Franco and Helen, from northern Italy, were interested in our adventures, and told us about their cruising experience in Indian Ocean 30 years ago, including 3 months in the Chagos Islands. They didn't have any of the mod cons we take for granted nowadays, such as GPS, fridge, etc. Those were the days!
Our mini-cruise has been an opportunity to get as much ready as possible, including sorting out the mainsail halliard, which had been sticking.
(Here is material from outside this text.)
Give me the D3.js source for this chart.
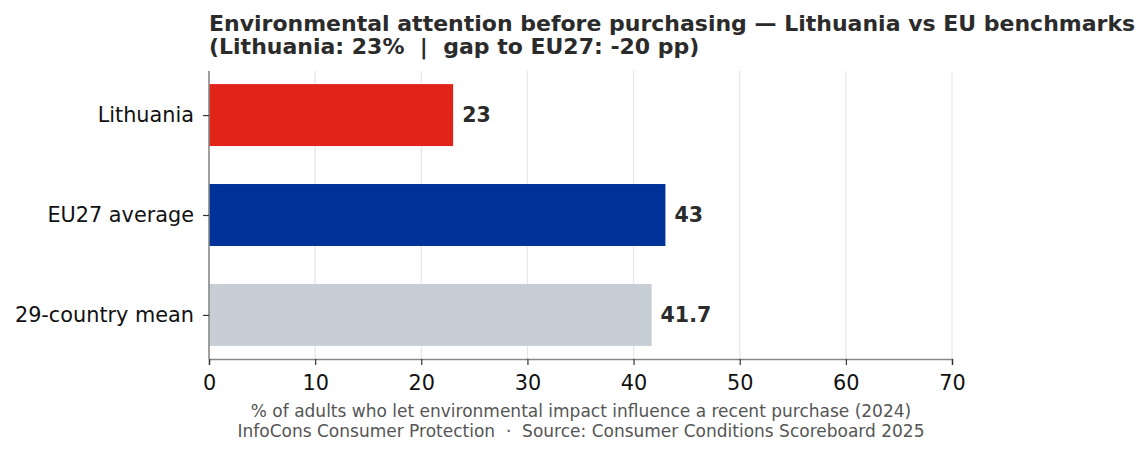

After a few trips up the mast to check for problems, the solution came in the form of a liberal application of silicone grease (on the sliders).
Anchored off (just!) Concepcion island
Snorkelling at Concepcion
Much time was spent swimming and snorkelling, including a stopover at Conception island, which is steep-to so we had to drop the anchor close in. Needless to say it's only safe to do so in settled weather, but the reward was some interesting snorkelling where the coral grows on large boulders along the shore. The water was exceptionally clear and there were lots of different fish to see, including a large emperor fish. The island also seems to be the home to a number of white tailed tropic birds that swooped around as we arrived but then kept their distance until we left.
The black one is a frigate bird; the white ones didn't give their names
Yesterday we got news that our replacement outboard motor is in the country so we've now returned to Port Victoria in anticipation. Apparently there's still some paperwork to sort out, including no doubt a large bill. All being well we plan to leave for Tanzania on Thursday. Today the winds have been in the west, which was good for our sail back, but is also a sign that we are now in the transition season (when the winds tend to be lighter and variable). We are hoping the southeast trade winds will still be dominant for our trip.